### Direction
Would you restate all the data that follows, word for word?

### Data

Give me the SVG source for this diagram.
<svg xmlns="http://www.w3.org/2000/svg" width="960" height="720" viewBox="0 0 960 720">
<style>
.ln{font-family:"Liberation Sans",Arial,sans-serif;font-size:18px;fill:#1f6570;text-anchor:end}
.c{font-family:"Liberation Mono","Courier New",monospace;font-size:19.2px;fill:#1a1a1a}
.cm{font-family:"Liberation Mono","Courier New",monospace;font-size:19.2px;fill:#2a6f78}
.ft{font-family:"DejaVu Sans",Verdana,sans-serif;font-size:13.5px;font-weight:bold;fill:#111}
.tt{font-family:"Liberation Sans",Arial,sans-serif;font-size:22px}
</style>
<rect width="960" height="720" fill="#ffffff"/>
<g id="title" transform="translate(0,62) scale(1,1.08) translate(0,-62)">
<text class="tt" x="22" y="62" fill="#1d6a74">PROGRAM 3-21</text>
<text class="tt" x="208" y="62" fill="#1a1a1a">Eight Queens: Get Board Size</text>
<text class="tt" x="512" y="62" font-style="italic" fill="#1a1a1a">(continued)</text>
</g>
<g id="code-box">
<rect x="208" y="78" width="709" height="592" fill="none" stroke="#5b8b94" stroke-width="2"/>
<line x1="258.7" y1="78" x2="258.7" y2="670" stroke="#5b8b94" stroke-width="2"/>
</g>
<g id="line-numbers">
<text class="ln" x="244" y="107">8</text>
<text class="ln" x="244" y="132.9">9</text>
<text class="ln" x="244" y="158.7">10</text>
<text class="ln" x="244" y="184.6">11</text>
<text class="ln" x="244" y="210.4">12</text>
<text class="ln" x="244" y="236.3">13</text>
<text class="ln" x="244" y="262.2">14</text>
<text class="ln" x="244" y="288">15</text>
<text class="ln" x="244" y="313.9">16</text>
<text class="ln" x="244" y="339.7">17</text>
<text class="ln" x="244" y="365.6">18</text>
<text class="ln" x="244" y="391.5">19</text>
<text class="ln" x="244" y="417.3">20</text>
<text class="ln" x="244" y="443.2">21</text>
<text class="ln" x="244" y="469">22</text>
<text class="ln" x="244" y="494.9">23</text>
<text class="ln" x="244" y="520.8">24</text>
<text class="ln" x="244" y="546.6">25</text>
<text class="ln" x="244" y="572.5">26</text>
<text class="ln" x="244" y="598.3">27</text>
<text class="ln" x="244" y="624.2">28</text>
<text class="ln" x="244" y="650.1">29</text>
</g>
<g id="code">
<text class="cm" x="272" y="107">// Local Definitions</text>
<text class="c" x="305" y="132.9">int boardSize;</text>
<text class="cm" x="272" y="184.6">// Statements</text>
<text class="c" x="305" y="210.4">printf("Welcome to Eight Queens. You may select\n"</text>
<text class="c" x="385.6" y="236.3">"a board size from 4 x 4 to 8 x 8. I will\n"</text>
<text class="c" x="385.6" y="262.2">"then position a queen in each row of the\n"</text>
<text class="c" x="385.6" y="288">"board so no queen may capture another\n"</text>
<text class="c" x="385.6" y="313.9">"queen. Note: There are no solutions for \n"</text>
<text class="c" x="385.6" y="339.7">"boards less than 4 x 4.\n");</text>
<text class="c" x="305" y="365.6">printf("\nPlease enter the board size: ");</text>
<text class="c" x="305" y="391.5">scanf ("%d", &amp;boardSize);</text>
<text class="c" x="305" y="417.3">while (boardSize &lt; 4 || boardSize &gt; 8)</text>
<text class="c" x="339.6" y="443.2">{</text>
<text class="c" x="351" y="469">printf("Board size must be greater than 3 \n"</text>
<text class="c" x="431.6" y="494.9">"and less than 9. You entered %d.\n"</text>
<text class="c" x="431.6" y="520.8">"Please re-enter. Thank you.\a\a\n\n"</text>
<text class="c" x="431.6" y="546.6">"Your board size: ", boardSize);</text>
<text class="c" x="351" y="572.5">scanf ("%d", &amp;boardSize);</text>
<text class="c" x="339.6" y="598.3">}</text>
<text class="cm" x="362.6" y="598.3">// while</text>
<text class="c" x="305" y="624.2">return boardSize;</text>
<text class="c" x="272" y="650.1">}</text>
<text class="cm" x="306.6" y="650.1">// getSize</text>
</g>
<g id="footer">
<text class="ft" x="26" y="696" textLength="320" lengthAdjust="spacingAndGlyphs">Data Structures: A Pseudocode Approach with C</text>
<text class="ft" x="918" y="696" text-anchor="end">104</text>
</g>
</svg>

### Solution for this exercise
Give me the SVG source for this diagram.
<svg xmlns="http://www.w3.org/2000/svg" width="960" height="720" viewBox="0 0 960 720">
<style>
.ln{font-family:"Liberation Sans",Arial,sans-serif;font-size:18px;fill:#1f6570;text-anchor:end}
.c{font-family:"Liberation Mono","Courier New",monospace;font-size:19.2px;fill:#1a1a1a}
.cm{font-family:"Liberation Mono","Courier New",monospace;font-size:19.2px;fill:#2a6f78}
.ft{font-family:"DejaVu Sans",Verdana,sans-serif;font-size:13.5px;font-weight:bold;fill:#111}
.tt{font-family:"Liberation Sans",Arial,sans-serif;font-size:22px}
</style>
<rect width="960" height="720" fill="#ffffff"/>
<g id="title" transform="translate(0,62) scale(1,1.08) translate(0,-62)">
<text class="tt" x="22" y="62" fill="#1d6a74">PROGRAM 3-21</text>
<text class="tt" x="208" y="62" fill="#1a1a1a">Eight Queens: Get Board Size</text>
<text class="tt" x="512" y="62" font-style="italic" fill="#1a1a1a">(continued)</text>
</g>
<g id="code-box">
<rect x="208" y="78" width="709" height="592" fill="none" stroke="#5b8b94" stroke-width="2"/>
<line x1="258.7" y1="78" x2="258.7" y2="670" stroke="#5b8b94" stroke-width="2"/>
</g>
<g id="line-numbers">
<text class="ln" x="244" y="107">8</text>
<text class="ln" x="244" y="132.9">9</text>
<text class="ln" x="244" y="158.7">10</text>
<text class="ln" x="244" y="184.6">11</text>
<text class="ln" x="244" y="210.4">12</text>
<text class="ln" x="244" y="236.3">13</text>
<text class="ln" x="244" y="262.2">14</text>
<text class="ln" x="244" y="288">15</text>
<text class="ln" x="244" y="313.9">16</text>
<text class="ln" x="244" y="339.7">17</text>
<text class="ln" x="244" y="365.6">18</text>
<text class="ln" x="244" y="391.5">19</text>
<text class="ln" x="244" y="417.3">20</text>
<text class="ln" x="244" y="443.2">21</text>
<text class="ln" x="244" y="469">22</text>
<text class="ln" x="244" y="494.9">23</text>
<text class="ln" x="244" y="520.8">24</text>
<text class="ln" x="244" y="546.6">25</text>
<text class="ln" x="244" y="572.5">26</text>
<text class="ln" x="244" y="598.3">27</text>
<text class="ln" x="244" y="624.2">28</text>
<text class="ln" x="244" y="650.1">29</text>
</g>
<g id="code">
<text class="cm" x="272" y="107">// Local Definitions</text>
<text class="c" x="305" y="132.9">int boardSize;</text>
<text class="cm" x="272" y="184.6">// Statements</text>
<text class="c" x="305" y="210.4">printf("Welcome to Eight Queens. You may select\n"</text>
<text class="c" x="385.6" y="236.3">"a board size from 4 x 4 to 8 x 8. I will\n"</text>
<text class="c" x="385.6" y="262.2">"then position a queen in each row of the\n"</text>
<text class="c" x="385.6" y="288">"board so no queen may capture another\n"</text>
<text class="c" x="385.6" y="313.9">"queen. Note: There are no solutions for \n"</text>
<text class="c" x="385.6" y="339.7">"boards less than 4 x 4.\n");</text>
<text class="c" x="305" y="365.6">printf("\nPlease enter the board size: ");</text>
<text class="c" x="305" y="391.5">scanf ("%d", &amp;boardSize);</text>
<text class="c" x="305" y="417.3">while (boardSize &lt; 4 || boardSize &gt; 8)</text>
<text class="c" x="339.6" y="443.2">{</text>
<text class="c" x="351" y="469">printf("Board size must be greater than 3 \n"</text>
<text class="c" x="431.6" y="494.9">"and less than 9. You entered %d.\n"</text>
<text class="c" x="431.6" y="520.8">"Please re-enter. Thank you.\a\a\n\n"</text>
<text class="c" x="431.6" y="546.6">"Your board size: ", boardSize);</text>
<text class="c" x="351" y="572.5">scanf ("%d", &amp;boardSize);</text>
<text class="c" x="339.6" y="598.3">}</text>
<text class="cm" x="362.6" y="598.3">// while</text>
<text class="c" x="305" y="624.2">return boardSize;</text>
<text class="c" x="272" y="650.1">}</text>
<text class="cm" x="306.6" y="650.1">// getSize</text>
</g>
<g id="footer">
<text class="ft" x="26" y="696" textLength="320" lengthAdjust="spacingAndGlyphs">Data Structures: A Pseudocode Approach with C</text>
<text class="ft" x="918" y="696" text-anchor="end">104</text>
</g>
</svg>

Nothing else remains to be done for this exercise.